Сегодня я решила написать про грудь. Только недавно ее вообще не было, а тут вдруг сама по себе начала расти, как будто отдельно от меня… Почему так происходит? Зачем? Откуда она вылезает? Почему нельзя сделать так, чтобы все оставалось как было? Все как будто с ума сошли с этой грудью. Девчонки показывают ее друг другу, сравнивают, как она трясется при прыжках, у кого больше — хвастаются. И мальчишки туда же, пялятся, обсуждают… Не понимаю, чему они все так радуются. Может, это я странная? Меня вот бесит, что у меня растет грудь. Просто жутко бесит. До смерти. И при этом мама по телефону обсуждает с каким-то очередным врачом, что хочет ее себе увеличить. Я решила послушать, что она будет говорить, и тихонько подобралась поближе. Она опять сказала, что у нее все это началось после рождения ребенка. Потому что она кормила грудью. Мама от телефона не отлипает и каждый день об этом говорит. Чушь какая-то. Она хочет, чтобы ее тело снова стало таким, как до моего рождения. Может, тогда просто не стоило меня рожать? Без меня ее жизнь определенно была бы лучше. Наверное, нам всем не стоило рождаться, вообще всем. Тогда никаких проблем не было бы. Потому что не было бы ни радости, ни грусти, ничего. Конечно, люди не виноваты, что у них есть сперматозоиды и яйцеклетки. Но я думаю, что пора бы уже перестать соединять их друг с другом.
— Ну ладно, Мидорико, предлагаю перекусить!
Мы посмотрели по карте и решили отправиться в самое большое кафе на территории парка.
Было сильно за полдень, так что свободных мест в кафе хватало. Нас проводили к столику, мы уселись. Достав из сумочки на поясе маленький блокнот, Мидорико положила его справа от себя, а потом тщательно вытерла лицо влажным полотенцем — их нам принесла официантка вместе с двумя стаканами воды. Затем мы обе склонились над меню. Я выбрала рис с тэмпурой, а Мидорико остановилась на карри. После того как мы сделали заказ, я наконец позволила себе восхититься:
— Какая же ты крутая!
Восхищаться было чем: с тех пор как мы пришли в парк, прошло два с половиной часа, и все это время Мидорико провела на аттракционах. Более того, она двигалась по четко продуманному маршруту, мастерски перестраивая его на ходу с учетом очередей. Видимо, решила за минимально возможное время перепробовать максимальное количество аттракционов. Как можно более экстремальных. От одного вида того, как кабинка со зловещим грохотом ползет вверх по ее любимым американским горкам, у меня по хребту пробегали мурашки. Я махала Мидорико, пока она стояла в очереди, иногда снимала на телефон. Прикрывшись ладонью от солнца, наблюдала, насколько хватало зрения, за ее крошечной, пристегнутой к креслу фигуркой. Потом снова еле поспевала за стремительным шагом Мидорико и снова издалека следила за тем, как ее поднимают на высоту и раскручивают, как она проносится на чудовищной скорости по огромным рельсам… И от одного этого я успела страшно устать.

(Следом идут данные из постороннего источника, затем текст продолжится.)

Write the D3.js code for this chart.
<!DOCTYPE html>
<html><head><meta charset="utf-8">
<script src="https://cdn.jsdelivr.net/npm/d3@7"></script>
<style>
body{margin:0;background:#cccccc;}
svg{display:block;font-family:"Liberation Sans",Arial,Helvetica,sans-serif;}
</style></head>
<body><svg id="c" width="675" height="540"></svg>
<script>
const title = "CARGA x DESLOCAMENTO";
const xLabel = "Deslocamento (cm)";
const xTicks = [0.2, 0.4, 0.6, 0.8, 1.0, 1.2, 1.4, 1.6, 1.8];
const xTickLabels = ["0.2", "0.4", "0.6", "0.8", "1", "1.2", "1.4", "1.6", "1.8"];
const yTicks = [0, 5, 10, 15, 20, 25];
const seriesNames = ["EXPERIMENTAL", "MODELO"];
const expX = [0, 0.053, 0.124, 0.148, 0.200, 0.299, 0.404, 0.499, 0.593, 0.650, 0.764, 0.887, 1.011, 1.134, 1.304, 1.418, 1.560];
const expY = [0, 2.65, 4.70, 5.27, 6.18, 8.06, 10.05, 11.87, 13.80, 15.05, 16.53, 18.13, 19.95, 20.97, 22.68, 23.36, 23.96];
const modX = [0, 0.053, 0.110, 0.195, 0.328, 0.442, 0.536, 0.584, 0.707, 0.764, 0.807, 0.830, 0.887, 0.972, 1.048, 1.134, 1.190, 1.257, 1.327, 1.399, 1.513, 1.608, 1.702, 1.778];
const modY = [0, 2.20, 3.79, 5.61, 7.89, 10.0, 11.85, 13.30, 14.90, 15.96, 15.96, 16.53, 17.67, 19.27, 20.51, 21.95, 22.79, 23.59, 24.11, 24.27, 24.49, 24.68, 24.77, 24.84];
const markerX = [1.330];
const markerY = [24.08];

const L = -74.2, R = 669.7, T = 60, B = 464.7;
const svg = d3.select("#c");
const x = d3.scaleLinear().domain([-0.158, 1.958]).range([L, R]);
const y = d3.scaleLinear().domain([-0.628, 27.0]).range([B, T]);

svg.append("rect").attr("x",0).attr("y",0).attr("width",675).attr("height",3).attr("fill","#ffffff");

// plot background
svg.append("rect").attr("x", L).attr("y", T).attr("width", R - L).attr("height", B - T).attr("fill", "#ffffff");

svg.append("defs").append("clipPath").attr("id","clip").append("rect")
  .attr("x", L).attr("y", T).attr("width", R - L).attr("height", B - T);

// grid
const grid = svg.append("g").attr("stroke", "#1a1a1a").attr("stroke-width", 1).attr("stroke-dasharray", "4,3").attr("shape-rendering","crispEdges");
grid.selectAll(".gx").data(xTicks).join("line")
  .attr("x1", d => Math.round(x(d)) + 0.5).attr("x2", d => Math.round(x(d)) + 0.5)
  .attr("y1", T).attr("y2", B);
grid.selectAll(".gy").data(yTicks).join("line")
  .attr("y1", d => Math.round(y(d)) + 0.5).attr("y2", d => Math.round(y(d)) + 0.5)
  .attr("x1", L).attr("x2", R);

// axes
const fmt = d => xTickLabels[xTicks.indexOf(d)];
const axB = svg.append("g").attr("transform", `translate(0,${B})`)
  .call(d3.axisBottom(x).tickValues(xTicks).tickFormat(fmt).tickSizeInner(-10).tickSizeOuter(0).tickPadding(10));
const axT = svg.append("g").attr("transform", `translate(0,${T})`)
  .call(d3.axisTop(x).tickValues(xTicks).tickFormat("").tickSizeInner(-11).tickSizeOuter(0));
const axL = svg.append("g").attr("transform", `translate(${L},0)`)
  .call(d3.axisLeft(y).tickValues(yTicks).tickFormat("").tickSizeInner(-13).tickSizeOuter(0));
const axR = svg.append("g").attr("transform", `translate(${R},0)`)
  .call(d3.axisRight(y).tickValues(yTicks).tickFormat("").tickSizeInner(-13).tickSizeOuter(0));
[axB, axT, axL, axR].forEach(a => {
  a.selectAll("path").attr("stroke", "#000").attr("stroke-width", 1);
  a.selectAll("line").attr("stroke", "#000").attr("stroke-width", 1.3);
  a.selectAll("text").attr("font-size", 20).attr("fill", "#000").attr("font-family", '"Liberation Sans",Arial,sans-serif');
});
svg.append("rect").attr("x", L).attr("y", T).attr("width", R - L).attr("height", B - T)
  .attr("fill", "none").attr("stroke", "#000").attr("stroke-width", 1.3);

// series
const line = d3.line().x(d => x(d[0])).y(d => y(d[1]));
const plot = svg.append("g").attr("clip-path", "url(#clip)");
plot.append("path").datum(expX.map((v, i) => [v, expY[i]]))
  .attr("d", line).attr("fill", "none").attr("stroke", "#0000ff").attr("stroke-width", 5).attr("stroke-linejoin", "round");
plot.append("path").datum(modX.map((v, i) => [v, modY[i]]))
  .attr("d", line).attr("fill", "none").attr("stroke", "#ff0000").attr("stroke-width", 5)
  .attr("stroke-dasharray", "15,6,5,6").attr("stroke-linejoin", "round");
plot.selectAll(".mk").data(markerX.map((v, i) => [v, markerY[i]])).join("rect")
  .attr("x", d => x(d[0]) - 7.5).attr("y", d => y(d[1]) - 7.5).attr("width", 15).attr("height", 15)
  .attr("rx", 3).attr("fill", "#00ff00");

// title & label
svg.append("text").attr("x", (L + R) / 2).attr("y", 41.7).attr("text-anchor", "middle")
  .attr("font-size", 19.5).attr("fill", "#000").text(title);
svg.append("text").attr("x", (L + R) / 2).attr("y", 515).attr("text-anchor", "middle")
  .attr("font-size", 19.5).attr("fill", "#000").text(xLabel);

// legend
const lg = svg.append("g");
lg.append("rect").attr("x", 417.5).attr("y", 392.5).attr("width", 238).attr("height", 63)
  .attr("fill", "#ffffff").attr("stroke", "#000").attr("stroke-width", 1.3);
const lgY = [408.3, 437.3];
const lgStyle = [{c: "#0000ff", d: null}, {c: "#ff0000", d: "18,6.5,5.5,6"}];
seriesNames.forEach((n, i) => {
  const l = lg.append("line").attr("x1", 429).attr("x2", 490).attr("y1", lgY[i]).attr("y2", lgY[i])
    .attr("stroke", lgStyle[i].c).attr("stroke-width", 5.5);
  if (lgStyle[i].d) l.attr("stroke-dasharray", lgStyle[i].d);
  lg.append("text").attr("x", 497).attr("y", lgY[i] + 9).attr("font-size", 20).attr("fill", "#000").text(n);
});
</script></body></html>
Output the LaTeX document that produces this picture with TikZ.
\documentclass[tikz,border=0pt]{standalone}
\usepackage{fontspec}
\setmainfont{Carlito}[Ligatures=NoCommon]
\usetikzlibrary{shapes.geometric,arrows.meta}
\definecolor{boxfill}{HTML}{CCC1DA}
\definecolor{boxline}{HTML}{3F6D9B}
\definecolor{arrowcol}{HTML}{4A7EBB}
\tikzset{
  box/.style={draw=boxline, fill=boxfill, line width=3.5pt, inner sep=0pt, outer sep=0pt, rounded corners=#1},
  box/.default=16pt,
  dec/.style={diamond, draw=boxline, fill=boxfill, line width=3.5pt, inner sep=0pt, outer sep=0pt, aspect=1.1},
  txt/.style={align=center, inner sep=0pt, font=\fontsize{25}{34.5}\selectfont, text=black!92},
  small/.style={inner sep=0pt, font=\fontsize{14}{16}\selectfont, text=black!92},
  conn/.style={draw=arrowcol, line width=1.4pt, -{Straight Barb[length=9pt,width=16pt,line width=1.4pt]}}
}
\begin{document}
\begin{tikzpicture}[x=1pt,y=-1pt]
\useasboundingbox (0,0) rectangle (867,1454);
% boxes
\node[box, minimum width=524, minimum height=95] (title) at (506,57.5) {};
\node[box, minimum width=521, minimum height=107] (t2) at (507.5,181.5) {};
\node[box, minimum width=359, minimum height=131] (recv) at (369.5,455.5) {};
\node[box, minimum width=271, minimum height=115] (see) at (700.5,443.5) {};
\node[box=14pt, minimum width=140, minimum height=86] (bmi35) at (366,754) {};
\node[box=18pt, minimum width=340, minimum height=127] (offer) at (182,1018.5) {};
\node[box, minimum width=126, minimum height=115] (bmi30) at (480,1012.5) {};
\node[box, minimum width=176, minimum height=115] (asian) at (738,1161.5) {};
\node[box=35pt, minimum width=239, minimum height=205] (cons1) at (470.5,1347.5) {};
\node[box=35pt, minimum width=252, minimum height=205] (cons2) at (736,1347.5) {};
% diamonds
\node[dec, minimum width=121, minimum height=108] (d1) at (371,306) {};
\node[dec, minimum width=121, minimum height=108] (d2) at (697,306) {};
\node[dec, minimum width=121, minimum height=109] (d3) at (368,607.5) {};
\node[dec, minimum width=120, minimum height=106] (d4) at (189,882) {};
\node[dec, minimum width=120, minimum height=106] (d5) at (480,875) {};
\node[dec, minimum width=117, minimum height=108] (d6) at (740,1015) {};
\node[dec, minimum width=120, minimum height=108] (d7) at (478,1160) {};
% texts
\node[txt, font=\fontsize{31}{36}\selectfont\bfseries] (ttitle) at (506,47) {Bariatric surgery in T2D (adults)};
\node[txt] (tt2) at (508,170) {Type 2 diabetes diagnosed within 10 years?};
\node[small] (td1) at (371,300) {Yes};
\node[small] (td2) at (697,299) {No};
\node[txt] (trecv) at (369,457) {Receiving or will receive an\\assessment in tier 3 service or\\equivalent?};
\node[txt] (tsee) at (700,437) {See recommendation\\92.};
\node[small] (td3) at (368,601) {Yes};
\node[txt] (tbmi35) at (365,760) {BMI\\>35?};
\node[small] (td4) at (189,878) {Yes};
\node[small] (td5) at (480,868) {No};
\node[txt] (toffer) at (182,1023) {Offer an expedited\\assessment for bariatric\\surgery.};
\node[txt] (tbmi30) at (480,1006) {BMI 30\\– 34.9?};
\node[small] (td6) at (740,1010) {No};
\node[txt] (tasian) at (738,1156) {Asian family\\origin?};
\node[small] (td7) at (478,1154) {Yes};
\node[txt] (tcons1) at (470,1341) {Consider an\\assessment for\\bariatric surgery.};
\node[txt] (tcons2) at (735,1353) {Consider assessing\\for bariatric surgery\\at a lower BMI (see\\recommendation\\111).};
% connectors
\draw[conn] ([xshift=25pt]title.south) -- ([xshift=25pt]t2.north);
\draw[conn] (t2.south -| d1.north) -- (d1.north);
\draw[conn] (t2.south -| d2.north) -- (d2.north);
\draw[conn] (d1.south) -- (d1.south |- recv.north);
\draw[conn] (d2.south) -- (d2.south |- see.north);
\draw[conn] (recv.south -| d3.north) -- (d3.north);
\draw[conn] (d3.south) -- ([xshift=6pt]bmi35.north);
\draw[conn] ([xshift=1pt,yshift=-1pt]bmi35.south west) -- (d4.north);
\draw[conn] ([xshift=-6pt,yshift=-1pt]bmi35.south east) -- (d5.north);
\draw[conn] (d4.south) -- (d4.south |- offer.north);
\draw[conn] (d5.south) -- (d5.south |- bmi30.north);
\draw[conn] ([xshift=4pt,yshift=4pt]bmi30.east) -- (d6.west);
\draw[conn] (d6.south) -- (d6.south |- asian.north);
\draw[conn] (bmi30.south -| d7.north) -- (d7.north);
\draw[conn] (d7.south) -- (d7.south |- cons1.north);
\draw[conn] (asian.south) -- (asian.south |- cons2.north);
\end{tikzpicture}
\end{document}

— У тебя потрясающий вестибулярный аппарат. Столько каталась, и хоть бы что! — сказала я, залпом выпив воду.
Мидорико вопросительно подняла голову.
— Ну, знаешь, есть люди, которых в транспорте или на аттракционах сразу укачивает, потому что у них с вестибулярным аппаратом не очень. Это такие трубочки в ушах, которые отвечают за равновесие. Если человек двигается в непривычном для себя ритме — например, долго кружится или, там, едет на машине по извилистой дороге… то зрительные сигналы не бьются с сигналами от этих трубок, и у человека начинает кружиться голова. Он становится как пьяный. А тебе хоть бы что, правда?